This article was published in the section called The Civil War 150th on December 30th, 2013. The Richmond Times Dispatch prints a daily event or occurence that was written about in a newspaper or letter every day. The following was originally published "From the pages of the Daily Dispatch" on December 30th, 1863. Mods please feel free to move this or edit my reference to conform to standards if needed:
Three Thousand Barefooted Soldiers
We Place before our readers an interesting letter from "Personnel," the army correspondent of the Charleston Courier, who is now with Gen. Longstreet's command. His reference to the barefooted soldiers of the command cannot fail to elicit the sympathies of our people, and some effort should be speedily made to furnish these gallant soldiers with shoes. The letter is dated near Rogersville, East Tennessee, Longstreet's corps, December 11. We make the following extracts:
To one point I wish to call the attention of our people at home. There are at this moment from three thousand to thirty-five hundred barefooted men in this army. Some of them are officers high in rank. ... The weather is so cold that the icicles around the water-falls are as thick as a man's body. In twenty minutes after sundown, liquid freezes solid. The surface of the ground is as hard as a rock, and at every step the frozen edges of earth cut into naked feet, until the path of the army may be almost said to have been tracked in blood.
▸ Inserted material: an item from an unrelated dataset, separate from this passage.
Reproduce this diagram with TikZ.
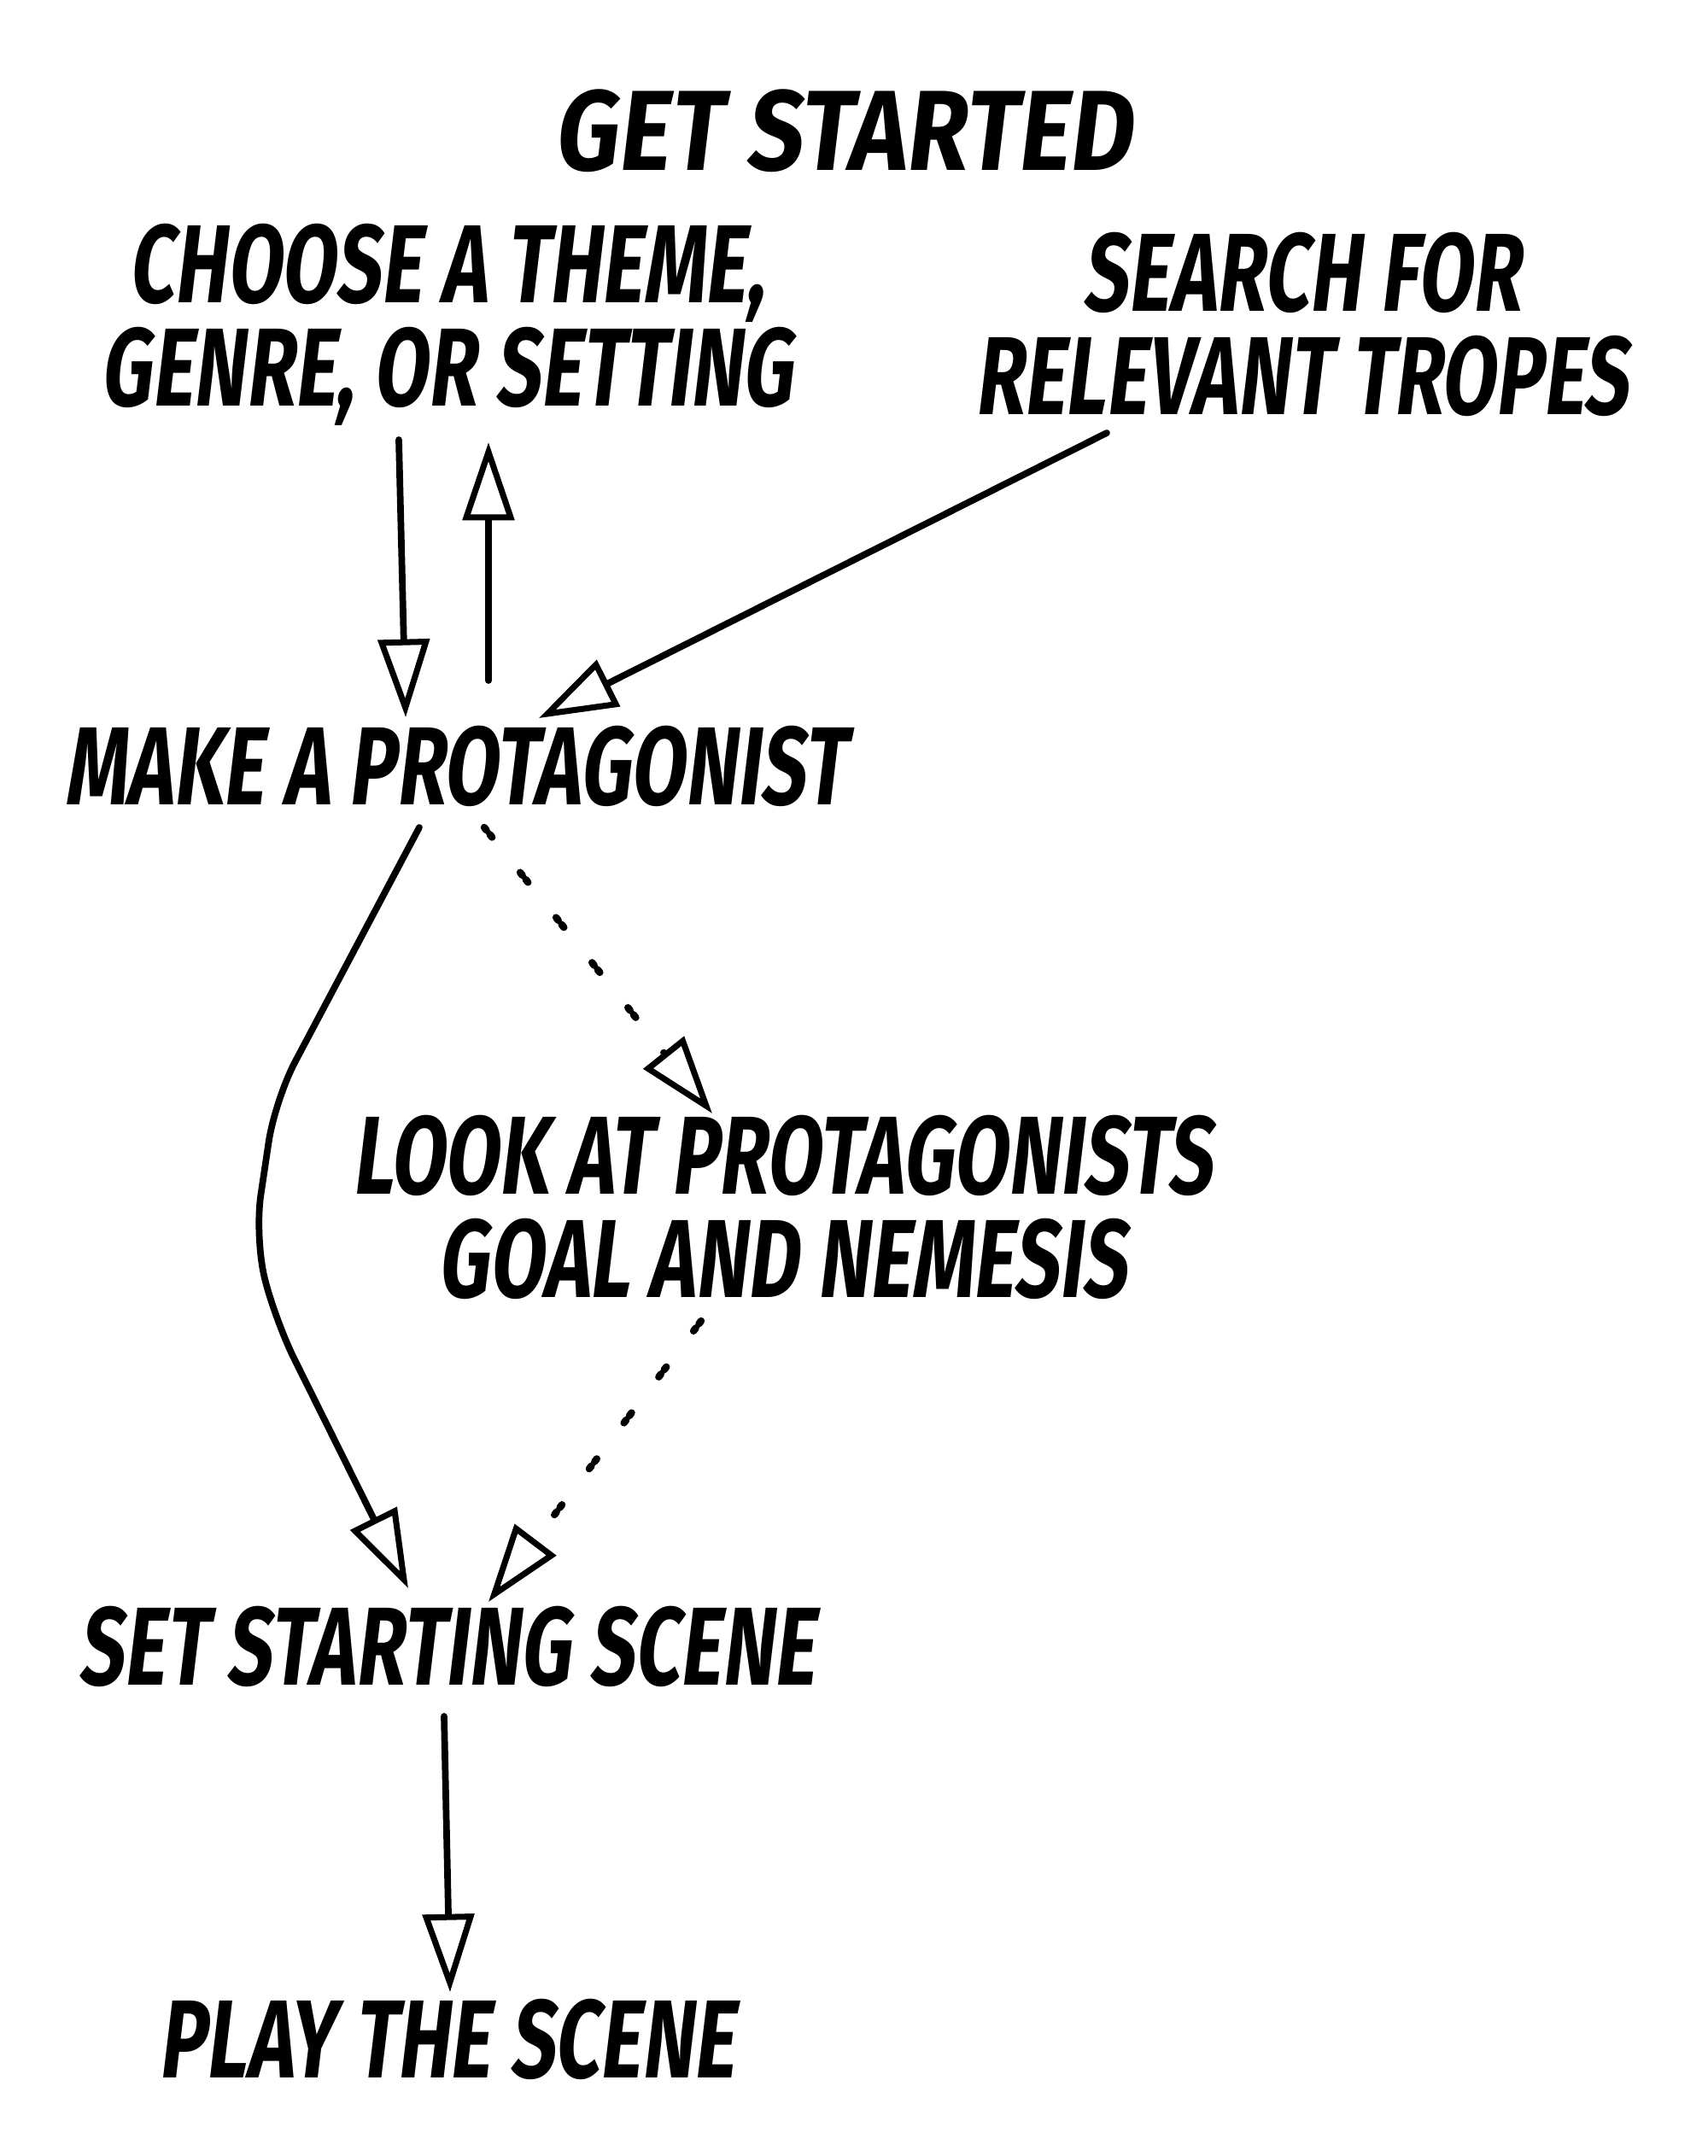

To remedy the evil, I have seen these men, accustomed as they were at home to every luxury, strip their coats and blankets from backs, and tie the rags around their feet, I have seen them take the fresh hide of cattle, reeking with the warm blood, and fashion therefrom rude moccasins to last them for the day's march; and I have seen them beg in piteous terms of passing horsemen for a brief respite to their painful walk, and where this has failed, offer five, ten, and twenty dollars for the privilege of riding a few miles.